There was, however, much of pleasure in this life for a boy like Turner, for though he evidently worked hard, he liked work and the work he had to do was especially congenial to him. He met friends and encouragers on all sides; from his father to his school-fellows. However much reason he may have had for disappointment in later years, there was none in his early life. He was “found out” in his childhood. Encouraged by his father, with his drawings finding a ready sale to such men as Mr. Henderson, Mr. Crowle, and Mr. Tomkison, with plenty of employment in no slavish mean work for such a youngster, such as colouring prints and putting in backgrounds to drawings, with Mr. Porden generously offering to take him as an apprentice for nothing, with a kind friend like Dr. Monro always willing to give him a supper and half-a-crown for sketches of the country near his residence at Bushey, or the result of an evening’s copying of the then best attainable water colours; his life was far more agreeable, far more tended to make him think well of the world and of the people in it than has been usually represented, and probably as good as he could have had for attaining early proficiency in his art. London at that time was not a bad place for a landscape artist. It was neither so clouded nor so sooty as it is now; there were healthier trees in it, and more of them, a more picturesque and a purer river, and within less than half an hour’s walk from Maiden Lane there were green fields, for north of the British Museum the country was still open.

But he was not entirely dependent upon his art and his employers for enjoyment, or for forming his opinion of the human race.
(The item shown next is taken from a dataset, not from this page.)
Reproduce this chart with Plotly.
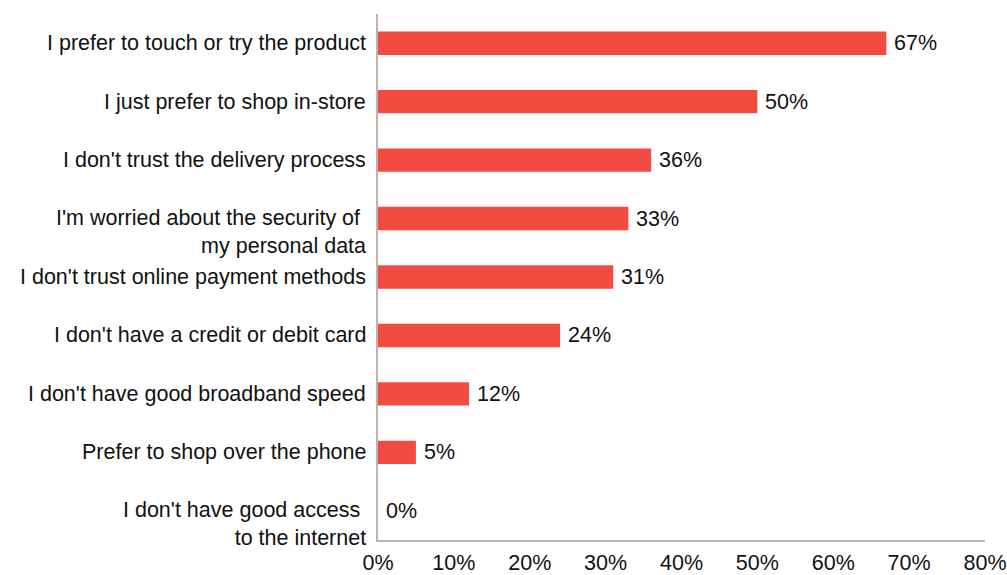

There were houses at which he visited and where he was received warmly. When at school at Margate he got an “introduction to the pleasant family of a favourite school-fellow;” at Bristol there was Mr. Narraway,[8] a fellmonger in Broadmead, and an old friend of his father, at whose house he drew two of the children and his own portrait; and at the house of Mr. William Frederick Wells, the artist, he was evidently one of the family, as is proved by the charmingly tender reminiscences of Mrs. Wheeler.

“In early life my father’s house was his second home, a haven of rest from many domestic trials too sacred to touch upon. Turner loved my father with a son’s affection; and to me he was as an elder brother. Many are the times I have gone out sketching with him. I remember his scrambling up a tree to obtain a better view, and then he made a coloured sketch, I handing up his colours as he wanted them. Of course, at that time, I was quite a young girl. He was a firm affectionate friend to the end of his life; his feelings were seldom seen on the surface, but they were deep and enduring. No one would have imagined, under that rather rough and cold exterior, how very strong were the affections which lay hidden beneath. I have more than once seen him weep bitterly, particularly at the death of my own dear father,[9] which took him by surprise, for he was blind to the coming event, which he dreaded. He came immediately to my house in an agony of tears. Sobbing like a child, he said, ‘Oh, Clara, Clara! these are iron tears. I have lost the best friend I ever had in my life.’ Oh! what a different man would Turner have been if all the good and kindly feelings of his great mind had been called into action; but they lay dormant, and were known to so very few. He was by nature suspicious, and no tender hand had wiped away early prejudices, the inevitable consequence of a defective education. Of all the light-hearted merry creatures I ever knew, Turner was the most so; and the laughter and fun that abounded when he was an inmate of our cottage was inconceivable, particularly with the juvenile members of the family.”—THORNBURY’S Life of Turner (1877), pp. 235, 236.

A man who knew this lady for sixty years, and about whom so kind a heart could have thus written, could not have been driven to a life of morbid seclusion because the world had treated him so badly in his youth. His home may have been, and probably was a cheerless one, and we may well pity him on that account. The rest of our pity we had better reserve for his want of education, and the secretive, suspicious disposition which nature gave him, and which he allowed to master his more genial propensities.